The Amber Heart - The Story of a Story - and a Valentine Freebie.

 


I've blogged before about my new book, The Last Lancer, the story of my grandfather's life and milieu.  It's currently with my publisher, awaiting edits, while I sit here watching developments in Ukraine with a sick sense of deja vu. 

Meanwhile, here's one I wrote earlier. The Amber Heart is set in the middle years of the 19th century, in what was then rural Eastern Poland  It's the story of Marianna and Danilo. She is a wealthy Polish landowner's daughter, born and brought up in the beautiful manor house of Lisko, while he is a poor Ukrainian estate worker. The lives of these two young people from vastly different backgrounds are destined to become hopelessly and tragically entwined from the moment of their first meeting. 

Back when I wrote the first draft of this novel, I had a good London based agent. I'd just had a novel published, and she was confident that she would be able to sell this one as well. I thought so too. Our confidence couldn't have been more misplaced. 

There were a lot more publishers in the 80s, although the Great Amalgamation had already begun, in which so many good small publishers were swallowed up by big corporations, gradually reducing the options for publication and the options for writers too. At the same time, and probably no coincidence, the so called 'mid-list' was disappearing - those well written, readable books that were never going to be mega sellers, but still sold steadily over many years, if they were kept in print. Which wasn't what the big corporations wanted at all. 

Desperate times, until Amazon, the Great Disrupter, saw not just a gap but a yawning chasm in the market and went for it like the proverbial rat up a drainpipe. Good for them. Now, smaller independent publishers are springing up, but they have a hard row to hoe, and so do writers. A  whole publishing infrastructure was destroyed in the rush to consolidate traditional publishing houses into ever bigger entities.
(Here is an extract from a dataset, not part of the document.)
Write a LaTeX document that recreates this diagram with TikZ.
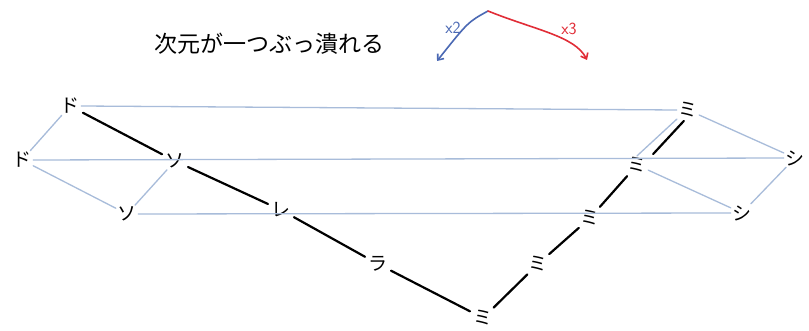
\documentclass[tikz,border=0pt]{standalone}
\usepackage{fontspec}
\newfontfamily\jp{Noto Sans CJK JP}
\usetikzlibrary{arrows.meta}
\definecolor{lineblue}{RGB}{168,188,218}
\definecolor{penblue}{RGB}{75,105,180}
\definecolor{penred}{RGB}{225,45,55}
\begin{document}
\begin{tikzpicture}[x=1pt,y=-1pt,
  note/.style={font=\jp\fontsize{19}{19}\selectfont, inner sep=1.5pt},
  proj/.style={draw=lineblue, line width=1.3pt, line cap=round},
  chain/.style={draw=black, line width=2.2pt, line cap=round, shorten >=2pt, shorten <=2pt},
  dashchain/.style={chain, shorten >=15pt, shorten <=15pt},
  legendarrow/.style={line width=1.6pt, line cap=round, -{Straight Barb[length=5pt,width=8pt]}},
  legendlabel/.style={font=\sffamily\fontsize{17}{17}\selectfont, inner sep=1pt}]
\useasboundingbox (0,0) rectangle (809,331);
\fill[white] (0,0) rectangle (809,331);

% title
\node[font=\jp\fontsize{23}{23}\selectfont] (title) at (269,44) {次元が一つぶっ潰れる};

% legend
\coordinate (apex) at (488,11);
\coordinate (x2end) at (437,61);
\coordinate (x3end) at (587,60);
\draw[legendarrow, penblue] (apex) .. controls (468,22) .. (x2end);
\draw[legendarrow, penred] (apex) .. controls (535,30) and (575,36) .. (x3end);
\node[legendlabel, text=penblue] (t2) at (453,28) {x2};
\node[legendlabel, text=penred] (t3) at (569,29) {x3};

% notes
\node[note] (do1) at (70,106) {ド};
\node[note] (do2) at (22,160) {ド};
\node[note] (so1) at (175,161) {ソ};
\node[note] (so2) at (127,214) {ソ};
\node[note] (re)  at (281,210) {レ};
\node[note] (ra)  at (378,264) {ラ};
\node[note] (mi1) at (483,318) {ミ};
\node[note] (mi2) at (538,264) {ミ};
\node[note] (mi3) at (590,218) {ミ};
\node[note] (mi4) at (637,165) {ミ};
\node[note] (mi5) at (688,110) {ミ};
\node[note] (si1) at (795,158) {シ};
\node[note] (si2) at (742,213) {シ};

% projection lines (light blue)
\draw[proj] (do1.east) -- (mi5.west);
\draw[proj] (do2.east) -- (si1.west);
\draw[proj] (so2.east) -- (si2.west);
\draw[proj] (do1) -- (do2);
\draw[proj] (do2) -- (so2);
\draw[proj] (so1) -- (so2);
\draw[proj] (mi4.north) -- (mi5.south west);
\draw[proj] (mi5) -- (si1);
\draw[proj] (mi4) -- (si2);
\draw[proj] (si1) -- (si2);

% chains (black)
\draw[chain] (do1) -- (so1);
\draw[chain] (so1) -- (re);
\draw[chain] (re) -- (ra);
\draw[chain] (ra) -- (mi1);
\draw[dashchain] (mi1.center) -- (mi2.center);
\draw[dashchain] (mi2.center) -- (mi3.center);
\draw[dashchain] (mi3.center) -- (mi4.center);
\draw[dashchain] ([xshift=6pt]mi4.center) -- ([xshift=6pt]mi5.center);
\end{tikzpicture}
\end{document}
My agent couldn't sell the novel,  no matter how hard she tried, but it had - as she herself said - the most fulsomely complimentary set of rejections she had ever seen. One editor said she had 'stayed up all night reading it, couldn't put it down, wept buckets.' 

The stumbling block seemed to be its Polish setting. Nobody wanted to read a novel set in Poland, they said. 

Dear reader, I filed that original manuscript away in a box, where it sat mouldering for years. I still have that copy somewhere, out of pure sentimentality. It's on old flimsy paper,  typed - as far as I remember - on an early IBM Word Processor. 
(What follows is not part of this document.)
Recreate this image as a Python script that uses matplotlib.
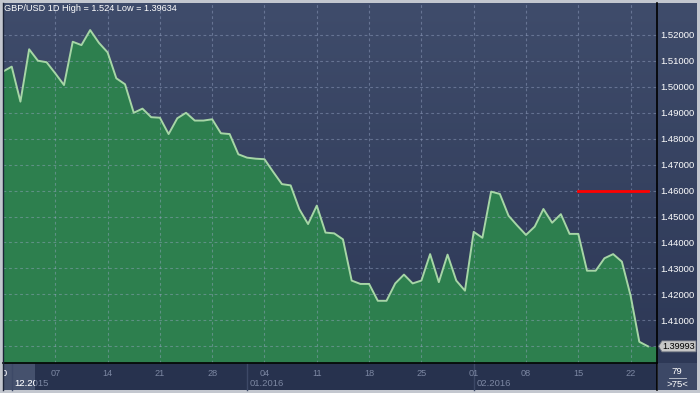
import numpy as np
import matplotlib
matplotlib.use("Agg")
import matplotlib.pyplot as plt
from matplotlib.patches import Rectangle, Polygon
from matplotlib.lines import Line2D
from matplotlib.colors import LinearSegmentedColormap
import matplotlib.transforms as mtransforms

plt.rcParams["font.family"] = ["Liberation Sans", "DejaVu Sans"]

# ================================================
# DATA (daily closes, 6 bars a week incl. Sunday)
# ================================================
title = "GBP/USD 1D High = 1.524 Low = 1.39634"
closes = [
    1.5059, 1.5078, 1.4943, 1.5145, 1.5101, 1.5095, 1.5052, 1.5007,
    1.5174, 1.5161, 1.5219, 1.5170, 1.5133, 1.5033, 1.5010, 1.4900,
    1.4916, 1.4883, 1.4881, 1.4818, 1.4879, 1.4900, 1.4870, 1.4870,
    1.4875, 1.4821, 1.4818, 1.4740, 1.4727, 1.4723, 1.4721, 1.4672,
    1.4625, 1.4620, 1.4528, 1.4471, 1.4542, 1.4438, 1.4435, 1.4412,
    1.4253, 1.4240, 1.4240, 1.4175, 1.4175, 1.4242, 1.4276, 1.4242,
    1.4253, 1.4355, 1.4247, 1.4353, 1.4253, 1.4214, 1.4441, 1.4418,
    1.4596, 1.4587, 1.4503, 1.4465, 1.4429, 1.4461, 1.4529, 1.4476,
    1.4509, 1.4433, 1.4433, 1.4291, 1.4291, 1.4339, 1.4355, 1.4326,
    1.4195, 1.4017, 1.39993,
]
monday_idx = [0, 6, 12, 18, 24, 30, 36, 42, 48, 54, 60, 66, 72]
monday_lbl = ["30", "07", "14", "21", "28", "04", "11", "18", "25",
              "01", "08", "15", "22"]
month_idx = [1, 28, 54]
month_lbl = ["12.2015", "01.2016", "02.2016"]
y_ticks = [1.40, 1.41, 1.42, 1.43, 1.44, 1.45, 1.46, 1.47, 1.48,
           1.49, 1.50, 1.51, 1.52]
target_level = 1.46
target_from, target_to = 66, 74
corner_top, corner_bottom = "79", ">75<"

# ================================================
# LAYOUT
# ================================================
W, H = 700, 393
fig = plt.figure(figsize=(7, 3.93), dpi=100, facecolor="#c3c7cf")


def fx(x):
    return x / W


def fy(y):
    return 1 - y / H


def frect(x0, y0, x1, y1, color, z=0.5):
    r = Rectangle((fx(x0), fy(y1)), fx(x1) - fx(x0), fy(y0) - fy(y1),
                  transform=fig.transFigure, facecolor=color,
                  edgecolor="none", zorder=z)
    fig.add_artist(r)
    return r


def fline(xs, ys, color, lw=1.0, z=6):
    fig.add_artist(Line2D([fx(v) for v in xs], [fy(v) for v in ys],
                          transform=fig.transFigure, color=color, lw=lw,
                          zorder=z))


# gradient background for plot + price scale
bg_ax = fig.add_axes([fx(3), fy(363), fx(697) - fx(3), fy(3) - fy(363)])
bg_cmap = LinearSegmentedColormap.from_list("bg", ["#3f4c6b", "#2d3856"])
bg_ax.imshow(np.linspace(0, 1, 256).reshape(-1, 1), cmap=bg_cmap,
             aspect="auto", extent=[0, 1, 0, 1], origin="upper")
bg_ax.set_axis_off()
bg_ax.set_zorder(0)

ax = fig.add_axes([fx(3), fy(363), fx(657) - fx(3), fy(3) - fy(363)])
ax.set_zorder(1)
ax.patch.set_visible(False)

xmin, xmax = 0.115, 75.03
ymin, ymax = 1.39351, 1.53234
ax.set_xlim(xmin, xmax)
ax.set_ylim(ymin, ymax)

x = np.arange(len(closes))
ax.fill_between(np.append(x, xmax), np.append(closes, closes[-1]), ymin,
                color="#2d7f4e", lw=0, zorder=1)
ax.plot(x, closes, color="#a6d6a6", lw=1.4, zorder=3)
ax.plot([target_from, target_to], [target_level, target_level],
        color="#ff0000", lw=2, zorder=4)

ax.set_axisbelow(False)
ax.grid(True, color="#9aa8c8", alpha=0.45, ls=(0, (2.5, 2.5)), lw=0.8)
for s in ax.spines.values():
    s.set_visible(False)

ax.set_xticks(monday_idx)
ax.set_xticklabels([])
ax.tick_params(axis="x", length=0)
ax.yaxis.tick_right()
ax.set_yticks(y_ticks)
ax.set_yticklabels(["" if abs(v - 1.40) < 1e-9 else f"{v:.5f}" for v in y_ticks])
ax.tick_params(axis="y", length=0, pad=2.2, labelcolor="white", labelsize=6.8)

ax.text(0.002, 0.996, title, transform=ax.transAxes, ha="left", va="top",
        color="white", fontsize=6.6, zorder=6)

# ================================================
# BOTTOM STRIP (dates)
# ================================================
strip = frect(3, 363, 657, 390, "#27324e", z=0.5)
sel_box = frect(3, 363, 35, 390, "#45516d", z=0.6)
frect(658, 363, 697, 390, "#3c4866", z=0.5)

xt = mtransforms.blended_transform_factory(ax.transData, fig.transFigure)
for i in month_idx:
    fig.add_artist(Line2D([i, i], [fy(363), fy(390)], transform=xt,
                          color="#3d4967", lw=1, zorder=0.7))

for clip, col in [(strip, "#7c87a2"), (sel_box, "white")]:
    for i, lbl in zip(monday_idx, monday_lbl):
        t = fig.text(i, fy(373), lbl, transform=xt, ha="center", va="center",
                     color=col, fontsize=6.6, zorder=1)
        t.set_clip_path(clip)
    for i, lbl in zip(month_idx, month_lbl):
        t = fig.text(i, fy(384), lbl, ha="left", va="center", color=col,
                     fontsize=6.8, zorder=1,
                     transform=mtransforms.offset_copy(xt, fig=fig, x=3,
                                                       units="dots"))
        t.set_clip_path(clip)

fig.text(fx(677), fy(371), corner_top, ha="center", va="center",
         color="white", fontsize=6.8, zorder=6)
fline([669, 686], [378, 378], "#c9cdd6", lw=0.6)
fig.text(fx(677), fy(384.5), corner_bottom, ha="center", va="center",
         color="white", fontsize=6.8, zorder=6)

# frame lines
fline([3, 657], [363, 363], "black", lw=1.2)
fline([657, 657], [3, 390], "black", lw=1.2)
fline([2.5, 2.5], [3, 390], "#1c2438", lw=1)

# ================================================
# LAST PRICE MARKER
# ================================================
y_last = H - ax.transData.transform((0, closes[-1]))[1]
tag = Polygon([(fx(658.5), fy(y_last)), (fx(662), fy(y_last - 5.5)),
               (fx(696), fy(y_last - 5.5)), (fx(696), fy(y_last + 5.5)),
               (fx(662), fy(y_last + 5.5))], closed=True,
              transform=fig.transFigure, facecolor="#c6c6c6",
              edgecolor="#6f7480", lw=0.6, zorder=6)
fig.add_artist(tag)
fig.text(fx(679), fy(y_last), f"{closes[-1]:.5f}", ha="center",
         va="center", color="black", fontsize=6.6, zorder=7)

fig.savefig("out.png", dpi=100, facecolor=fig.get_facecolor())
I pressed on with my radio drama career and my theatre career, and even when I went back to novels and had some success - originally with a novel called The Curiosity Cabinet that is still in print with its gorgeous Saraband cover and many glowing reviews - I occasionally thought about chucking the Amber Heart in the bin. But I would start to read it, and realise that there was something about it ... something about Poland too. I wrote a stage play about the rise of Solidarity and three radio plays with Polish settings: Gnats, Amber and Noon Ghosts. 

Many years later, the novel was still nagging away at me. In between projects, I got down that faded manuscript and typed it up again. It's a long book and it was a big task, since I was editing as I went. In between times, I had acquired another agent. He read this new version and liked it, but suggested deleting the last third. Later, a different agent suggested deleting the first third. It was certainly much too long. Over several years, in between other projects, I reworked it completely in the light of all that I had learned since that first draft, and did, in fact, delete quite a lot of it, but not the beginning or the end! It's still quite a big book. 

Now, I can say with a certain amount of confidence that this is the definitive final draft and I don't intend to edit it ever again. It has to get out there and take its chance. It's on Amazon as an eBook and also as a paperback, designed by the talented Lumphanan Press, so you can take your pick. 

The criticisms I have had of it over the years have mostly been from mostly male Polish historians, who thought there was 'insufficient historical detail' and wanted it to be a factual account of those times. But that wasn't what I was writing, although I think such detail as there is, is accurate. 

Let's hope they like The Last Lancer better, although it's still a saga of conflict, love and loss, albeit a true one, so extraordinary that I could never have made it up. 

Anyway, if you fancy reading the Amber Heart, you can download the eBook free on 14th February (and for the two following days as well), Valentine's day, which seems a pretty good day to offer my readers the gift of a big bold tragic love story.